How is "without everyone feeling some pain."? Certainly not the parasites who vote Democrat and pay NOTHING while receiving 10's of thousands in "benefits"(or as they like to call it in the city..."crazy checks"). The only pain they feel is when they wake up at noon with another hangover.
Posted 04:53 PM, 10/26/2009
Falls Ed
Taxes on natural resources should be a matter of economics; not politics. But as long as we are subject to the 2-party system, it will always be politics. Only the brand changes: Dem. brand or Rep. brand.
Posted 05:11 PM, 10/26/2009
cityguyusa
The is exactly why the industry should not have been deregulated. Taxing the extraction in a regulated industry would allow us to help contain the cost to consumers. In a deregulated industry each side will just keep upping the ante resulting in a no win situation for consumers.
Posted 05:20 PM, 10/26/2009
Falls Ed
Hello. Where's my post?
Posted 05:27 PM, 10/26/2009
cityguyusa
To those of you suggesting our legislators don't have the authority to allocate PA natural resources without going to the people-they do! That's the very reason we elect them; to make decisions on our behalf.
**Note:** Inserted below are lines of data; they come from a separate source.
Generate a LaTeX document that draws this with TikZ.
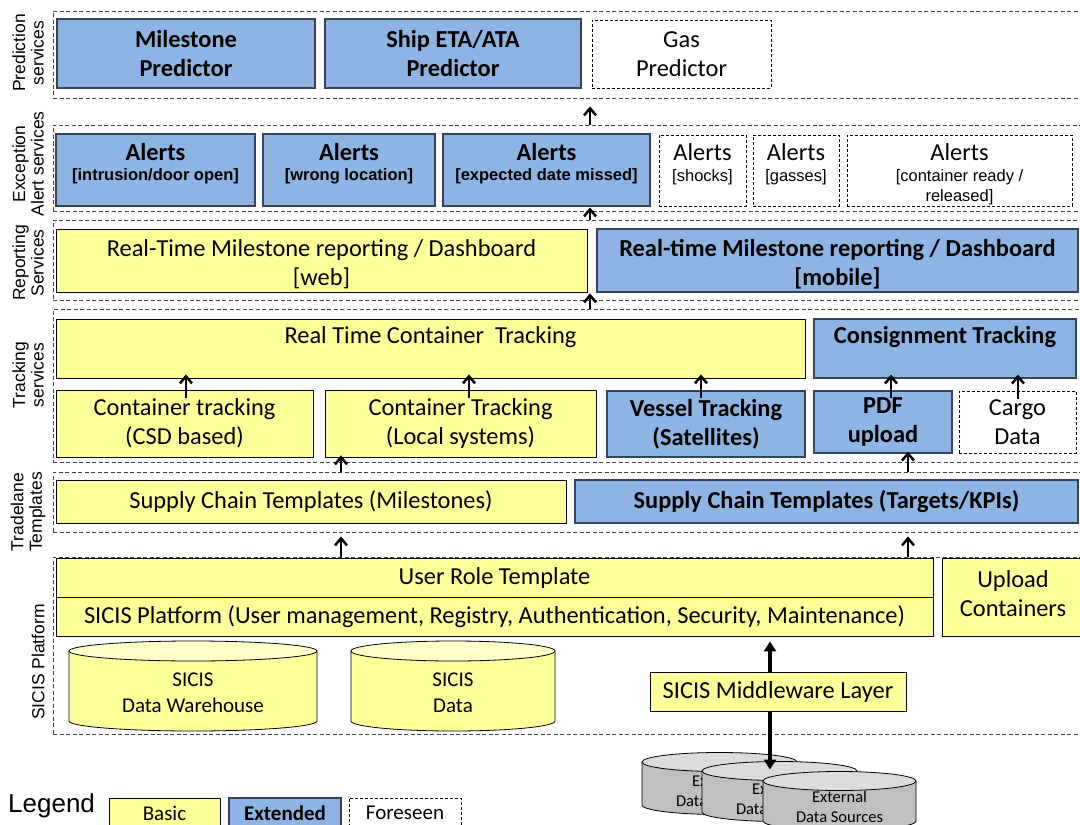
\documentclass[tikz,border=0pt]{standalone}
\usepackage{fontspec}
\setmainfont{Carlito}
\newfontfamily\arialf{Liberation Sans}
\usetikzlibrary{arrows.meta}
\definecolor{ybasic}{HTML}{FFFF99}
\definecolor{bext}{HTML}{8DB4E2}
\definecolor{gext}{HTML}{C0C0C0}
\definecolor{bdr}{HTML}{374358}
\newcommand\mainf{\fontsize{24.4}{29}\selectfont}
\newcommand\bx[7]{\node[#2, minimum width={(#5)-(#3)}, minimum height={(#6)-(#4)}] (#1) at ({((#3)+(#5))/2},{((#4)+(#6))/2}) {#7};}
\newcommand\cyl[7]{%
  \pgfmathsetmacro\crx{((#3)-(#2))/2}%
  \filldraw[fill=#6, draw=black, line width=0.8pt] (#2,#4) -- (#2,#5) arc[start angle=180, end angle=360, x radius=\crx pt, y radius=#7pt] -- (#3,#4);
  \filldraw[fill=#6!55!white, draw=black, line width=0.8pt] ({((#2)+(#3))/2},#4) ellipse[x radius=\crx pt, y radius=#7pt];
  \coordinate (#1) at ({((#2)+(#3))/2},{((#4)+(#5))/2});
  \coordinate (#1-top) at ({((#2)+(#3))/2},{(#4)-(#7)});
}
\tikzset{
  bsc/.style={draw=black, fill=ybasic, line width=0.8pt, inner sep=0pt, align=center},
  xtd/.style={draw=bdr, fill=bext, line width=1.3pt, inner sep=0pt, align=center, font=\mainf\bfseries},
  fsn/.style={draw=black, dash pattern=on 3pt off 2pt, line width=0.8pt, inner sep=0pt, align=center},
  lyr/.style={draw=black!75, dash pattern=on 4pt off 2.5pt, line width=0.9pt, inner sep=0pt},
  arr/.style={-{Straight Barb[length=7pt,width=12pt]}, line width=2.5pt},
  tri/.style={-{Triangle[length=10pt,width=12pt]}, line width=3.6pt},
  side/.style={rotate=90, align=center, font=\arialf\fontsize{17.5}{18.5}\selectfont, inner sep=0pt},
  txt/.style={inner sep=0pt, align=center},
  sub/.style={inner sep=0pt, align=center, font=\arialf\fontsize{16.5}{20}\selectfont},
}
\begin{document}
\begin{tikzpicture}[x=1pt, y=-1pt, font=\mainf]
\useasboundingbox (0,0) rectangle (1080,825);
% layers
\bx{predL}{lyr}{53}{11}{1084}{98}{}
\bx{alertL}{lyr}{53}{125}{1084}{211}{}
\bx{repL}{lyr}{53}{220}{1084}{300}{}
\bx{trackL}{lyr}{53}{309}{1084}{462}{}
\bx{tradeL}{lyr}{53}{472}{1084}{532}{}
\bx{sicisL}{lyr}{53}{557}{1084}{734}{}
% side labels
\node[side] (sl1) at (28,53) {Prediction\\services};
\node[side] (sl2) at (28,164) {Exception\\Alert services};
\node[side] (sl3) at (28,263) {Reporting\\Services};
\node[side] (sl4) at (28,375) {Tracking\\services};
\node[side] (sl5) at (28,512) {Tradelane\\Templates};
\node[side] (sl6) at (38,662) {SICIS Platform};
% prediction
\bx{mp}{xtd}{57}{19}{315}{88}{Milestone\\Predictor}
\bx{sp}{xtd}{325}{19}{581}{88}{Ship ETA/ATA\\Predictor}
\bx{gp}{fsn}{592}{20}{771}{88}{Gas\\Predictor}
% alerts
\bx{a1}{xtd}{56}{134}{255}{206}{}
\bx{a2}{xtd}{263}{134}{435}{206}{}
\bx{a3}{xtd}{443}{134}{650}{206}{}
\bx{a4}{fsn}{659}{135}{746}{206}{}
\bx{a5}{fsn}{753}{135}{839}{206}{}
\bx{a6}{fsn}{847}{135}{1072}{206}{}
\node[txt, font=\mainf\bfseries] (a1t) at (a1.center |- 0,152) {Alerts};
\node[sub, font=\arialf\fontsize{16.5}{20}\selectfont\bfseries] (a1s) at (a1.center |- 0,176) {[intrusion/door open]};
\node[txt, font=\mainf\bfseries] (a2t) at (a2.center |- 0,152) {Alerts};
\node[sub, font=\arialf\fontsize{16.5}{20}\selectfont\bfseries] (a2s) at (a2.center |- 0,176) {[wrong location]};
\node[txt, font=\mainf\bfseries] (a3t) at (a3.center |- 0,152) {Alerts};
\node[sub, font=\arialf\fontsize{16.5}{20}\selectfont\bfseries] (a3s) at (a3.center |- 0,176) {[expected date missed]};
\node[txt] (a4t) at (a4.center |- 0,152) {Alerts};
\node[sub] (a4s) at (a4.center |- 0,177) {[shocks]};
\node[txt] (a5t) at (a5.center |- 0,152) {Alerts};
\node[sub] (a5s) at (a5.center |- 0,177) {[gasses]};
\node[txt] (a6t) at (a6.center |- 0,152) {Alerts};
\node[sub, anchor=north] (a6s) at (a6.center |- 0,169.5) {[container ready /\\{}released]};
% reporting
\bx{web}{bsc}{56}{229}{587}{292}{}
\node[txt] (webt) at (web.center |- 0,264) {Real-Time Milestone reporting / Dashboard\\{[web]}};
\bx{mob}{xtd}{597}{229}{1078}{292}{}
\node[txt, font=\mainf\bfseries] (mobt) at (mob.center |- 0,264) {Real-time Milestone reporting / Dashboard\\{[mobile]}};
% tracking
\bx{rtct}{bsc}{56}{319}{805}{378}{}
\node[txt] (rtctt) at (rtct.center |- 0,337) {Real Time Container~ Tracking};
\bx{cons}{xtd}{814}{319}{1076}{378}{}
\node[txt, font=\mainf\bfseries] (const) at (cons.center |- 0,337) {Consignment Tracking};
\bx{ct1}{bsc}{56}{390}{313}{457}{Container tracking\\(CSD based)}
\bx{ct2}{bsc}{325}{390}{596}{457}{Container Tracking\\(Local systems)}
\bx{vt}{xtd}{607}{391}{805}{457}{Vessel Tracking\\(Satellites)}
\bx{pdf}{xtd}{814}{391}{952}{453}{PDF\\upload}
\bx{cargo}{fsn}{959}{391}{1076}{453}{Cargo\\Data}
% tradelane
\bx{sct}{bsc}{56}{480}{566}{523}{Supply Chain Templates (Milestones)}
\bx{sctk}{xtd}{575}{480}{1078}{523}{Supply Chain Templates (Targets/KPIs)}
% SICIS platform
\bx{urt}{bsc}{56}{558}{933}{597}{User Role Template}
\bx{plat}{bsc}{56}{597}{933}{636}{SICIS Platform (User management, Registry, Authentication, Security, Maintenance)}
\bx{upc}{bsc}{942}{558}{1084}{636}{}
\node[txt] (upct) at (upc.center |- 0,594) {Upload\\Containers};
\cyl{dw}{69}{317}{651}{721}{ybasic}{10}
\node[txt, font=\fontsize{21}{26}\selectfont] (dwt) at (dw |- 0,693) {SICIS\\Data Warehouse};
\cyl{sd}{351}{555}{651}{721}{ybasic}{10}
\node[txt, font=\fontsize{21}{26}\selectfont] (sdt) at (sd |- 0,693) {SICIS\\Data};
% external sources
\cyl{e1}{642}{797}{762}{805}{gext}{9.5}
\node[txt, font=\fontsize{16.5}{20}\selectfont] (e1t) at (e1 |- 0,791) {External\\Data Sources};
\cyl{e2}{702}{857}{771}{812}{gext}{9.5}
\node[txt, font=\fontsize{16.5}{20}\selectfont] (e2t) at (e2 |- 0,799) {External\\Data Sources};
\cyl{e3}{763}{916}{781}{821}{gext}{9.5}
\node[txt, font=\fontsize{16.5}{20}\selectfont] (e3t) at (e3 |- 0,807) {External\\Data Sources};
% middleware and double arrow
\coordinate (mwx) at (770,0);
\draw[tri] (mwx |- 0,680) -- ([yshift=-5pt]mwx |- plat.south);
\draw[tri] (mwx |- 0,700) -- ([yshift=-8pt]mwx |- e2-top);
\bx{mw}{bsc}{650}{672}{906}{711}{SICIS Middleware Layer}
% arrows between layers
\coordinate (c590) at (590,0);
\coordinate (c341) at (341,0);
\coordinate (c908) at (908,0);
\draw[arr, shorten >=8pt] (c590 |- alertL.north) -- (c590 |- predL.south);
\draw[arr, shorten >=-4pt] (c590 |- repL.north) -- (c590 |- alertL.south);
\draw[arr, shorten >=-7pt] (c590 |- trackL.north) -- (c590 |- repL.south);
\draw[arr, shorten <=-8pt, shorten >=-4pt] (186,0 |- ct1.north) -- (186,0 |- rtct.south);
\draw[arr, shorten <=-8pt, shorten >=-4pt] (469,0 |- ct2.north) -- (469,0 |- rtct.south);
\draw[arr, shorten <=-8pt, shorten >=-4pt] (701,0 |- vt.north) -- (701,0 |- rtct.south);
\draw[arr, shorten <=-8pt, shorten >=-4pt] (891,0 |- pdf.north) -- (891,0 |- cons.south);
\draw[arr, shorten <=-8pt, shorten >=-4pt] (1018,0 |- cargo.north) -- (1018,0 |- cons.south);
\draw[arr, shorten >=-2pt] (c341 |- tradeL.north) -- (c341 |- ct2.south);
\draw[arr, shorten >=-2pt] (c908 |- tradeL.north) -- (c908 |- pdf.south);
\draw[arr, shorten >=4pt] (c341 |- sicisL.north) -- (c341 |- tradeL.south);
\draw[arr, shorten >=4pt] (c908 |- sicisL.north) -- (c908 |- tradeL.south);
% legend
\node[anchor=west, inner sep=0pt, font=\arialf\fontsize{26}{28}\selectfont] (leg) at (8,806) {Legend};
\bx{lb}{bsc}{109}{798}{220}{828}{\fontsize{21}{24}\selectfont Basic}
\bx{le}{xtd}{229}{798}{341}{828}{\fontsize{21}{24}\selectfont\bfseries Extended}
\bx{lf}{fsn}{349}{798}{461}{828}{\fontsize{21}{24}\selectfont Foreseen}
\end{tikzpicture}
\end{document}
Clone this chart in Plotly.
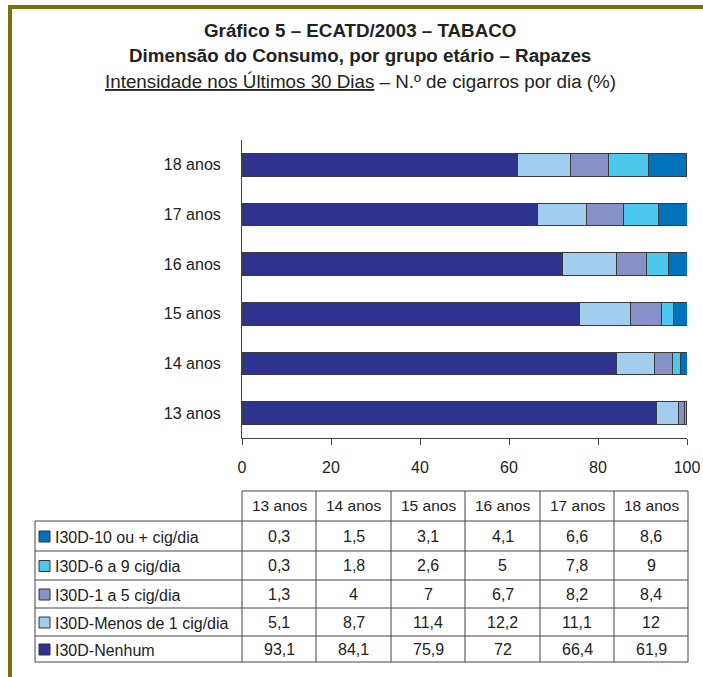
import plotly.graph_objects as go

# Age groups (bottom to top in the bar chart, left to right in the table)
ages = ["13 anos", "14 anos", "15 anos", "16 anos", "17 anos", "18 anos"]

# Share of boys (%) by number of cigarettes per day in the last 30 days
nenhum = [93.1, 84.1, 75.9, 72, 66.4, 61.9]
menos_1 = [5.1, 8.7, 11.4, 12.2, 11.1, 12]
de_1_a_5 = [1.3, 4, 7, 6.7, 8.2, 8.4]
de_6_a_9 = [0.3, 1.8, 2.6, 5, 7.8, 9]
dez_ou_mais = [0.3, 1.5, 3.1, 4.1, 6.6, 8.6]

series_names = ["I30D-Nenhum", "I30D-Menos de 1 cig/dia", "I30D-1 a 5 cig/dia",
                "I30D-6 a 9 cig/dia", "I30D-10 ou + cig/dia"]
series_values = [nenhum, menos_1, de_1_a_5, de_6_a_9, dez_ou_mais]
series_colors = ["#2e3390", "#a3cdee", "#8591c7", "#4dc8ef", "#0072bc"]

x_ticks = [0, 20, 40, 60, 80, 100]

W, H = 703, 677
L, R, T, B = 242, 16, 140, 239
PW, PH = W - L - R, H - T - B
FONT = "Liberation Sans, Arial, Helvetica, sans-serif"
INK = "#222222"
LINE = "#444444"


def px(x):
    return (x - L) / PW


def py(y):
    return (H - B - y) / PH


fig = go.Figure()
for name, vals, col in zip(series_names, series_values, series_colors):
    fig.add_trace(go.Bar(
        y=ages, x=vals, name=name, orientation="h",
        marker=dict(color=col, line=dict(color="#3a3a3a", width=1)),
        width=0.45, showlegend=False,
    ))

shapes = []
annotations = []

# Olive frame along top and left edges
frame = "#777208"
shapes.append(dict(type="rect", xref="paper", yref="paper", x0=px(8), x1=px(W + 2),
                   y0=py(9), y1=py(5), fillcolor=frame, line=dict(width=0), layer="above"))
shapes.append(dict(type="rect", xref="paper", yref="paper", x0=px(8), x1=px(12),
                   y0=py(H + 2), y1=py(5), fillcolor=frame, line=dict(width=0), layer="above"))

# Titles
title_font = dict(size=18.8, color=INK, family=FONT)
annotations.append(dict(text="<b>Gráfico 5 – ECATD/2003 – TABACO</b>", x=px(360), y=py(30),
                        font=title_font))
annotations.append(dict(text="<b>Dimensão do Consumo, por grupo etário – Rapazes</b>", x=px(360), y=py(56),
                        font=title_font))
annotations.append(dict(text="<u>Intensidade nos Últimos 30 Dias</u> – N.º de cigarros por dia (%)",
                        x=px(360), y=py(82), font=title_font))

# Data table under the chart
col_edges = [242, 316, 391, 465, 540, 614, 688]
row_edges = [491, 521, 551, 580, 608, 636, 662]
label_left = 35
lw = dict(color=LINE, width=1)

# horizontal rules
shapes.append(dict(type="line", xref="paper", yref="paper", x0=px(col_edges[0]), x1=px(col_edges[-1]),
                   y0=py(row_edges[0]), y1=py(row_edges[0]), line=lw))
for yy in row_edges[1:]:
    shapes.append(dict(type="line", xref="paper", yref="paper", x0=px(label_left), x1=px(col_edges[-1]),
                       y0=py(yy), y1=py(yy), line=lw))
# vertical rules
shapes.append(dict(type="line", xref="paper", yref="paper", x0=px(label_left), x1=px(label_left),
                   y0=py(row_edges[1]), y1=py(row_edges[-1]), line=lw))
for xx in col_edges:
    shapes.append(dict(type="line", xref="paper", yref="paper", x0=px(xx), x1=px(xx),
                       y0=py(row_edges[0]), y1=py(row_edges[-1]), line=lw))

head_font = dict(size=15.5, color=INK, family=FONT)
cell_font = dict(size=16, color=INK, family=FONT)

# header
for i, a in enumerate(ages):
    cx = (col_edges[i] + col_edges[i + 1]) / 2
    cy = (row_edges[0] + row_edges[1]) / 2
    annotations.append(dict(text=a, x=px(cx), y=py(cy), font=head_font))


def fmt(v):
    return f"{v:g}".replace(".", ",")


# body rows: top row is the last stacked series
table_order = list(range(len(series_names)))[::-1]
for r, si in enumerate(table_order):
    y0, y1 = row_edges[r + 1], row_edges[r + 2]
    cy = (y0 + y1) / 2
    # swatch
    shapes.append(dict(type="rect", xref="paper", yref="paper", x0=px(39), x1=px(50),
                       y0=py(cy + 6), y1=py(cy - 5), fillcolor=series_colors[si],
                       line=dict(color="#333333", width=1)))
    annotations.append(dict(text=series_names[si], x=px(53), y=py(cy + 1), xanchor="left", font=cell_font))
    for i, v in enumerate(series_values[si]):
        cx = (col_edges[i] + col_edges[i + 1]) / 2
        annotations.append(dict(text=fmt(v), x=px(cx), y=py(cy), font=cell_font))

for a in annotations:
    a.setdefault("xref", "paper")
    a.setdefault("yref", "paper")
    a.setdefault("showarrow", False)
    a.setdefault("xanchor", "center")
    a.setdefault("yanchor", "middle")

fig.update_layout(
    width=W, height=H,
    margin=dict(l=L, r=R, t=T, b=B, autoexpand=False),
    paper_bgcolor="white", plot_bgcolor="white",
    barmode="stack", bargap=0.55,
    font=dict(family=FONT, color=INK, size=16),
    shapes=shapes, annotations=annotations,
    xaxis=dict(range=[0, 100], tickvals=x_ticks, showgrid=False, zeroline=False,
               showline=True, linecolor=LINE, linewidth=1, ticks="outside", ticklen=6,
               tickcolor=LINE, tickfont=dict(size=16, color=INK, family=FONT),
               ticklabelstandoff=9, fixedrange=True),
    yaxis=dict(categoryorder="array", categoryarray=ages, range=[-0.5, 5.5], showgrid=False,
               zeroline=False, showline=True, linecolor=LINE, linewidth=1, ticks="",
               tickfont=dict(size=16, color=INK, family=FONT), ticklabelstandoff=17,
               fixedrange=True),
)

fig.write_html("out.html")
Posted 11:50 AM, 10/27/2009
MikeP
This is nothing more than out of state companies coming into PA and ripping us off. These companies use our roads, bridges, and other infastructure. They also will cause environmental damage and they need to be regulated. Why should PA taxpayers have to pay for all of that? A few average paying jobs and these companies get access to taxpayer owned gas reserves? Did Alaska lose the oil industry when they added taxes? They could have very easily added a tax that would go into effect next year or two years from now. I think it's been delayed as politicians figure out how they'll get their kickbacks.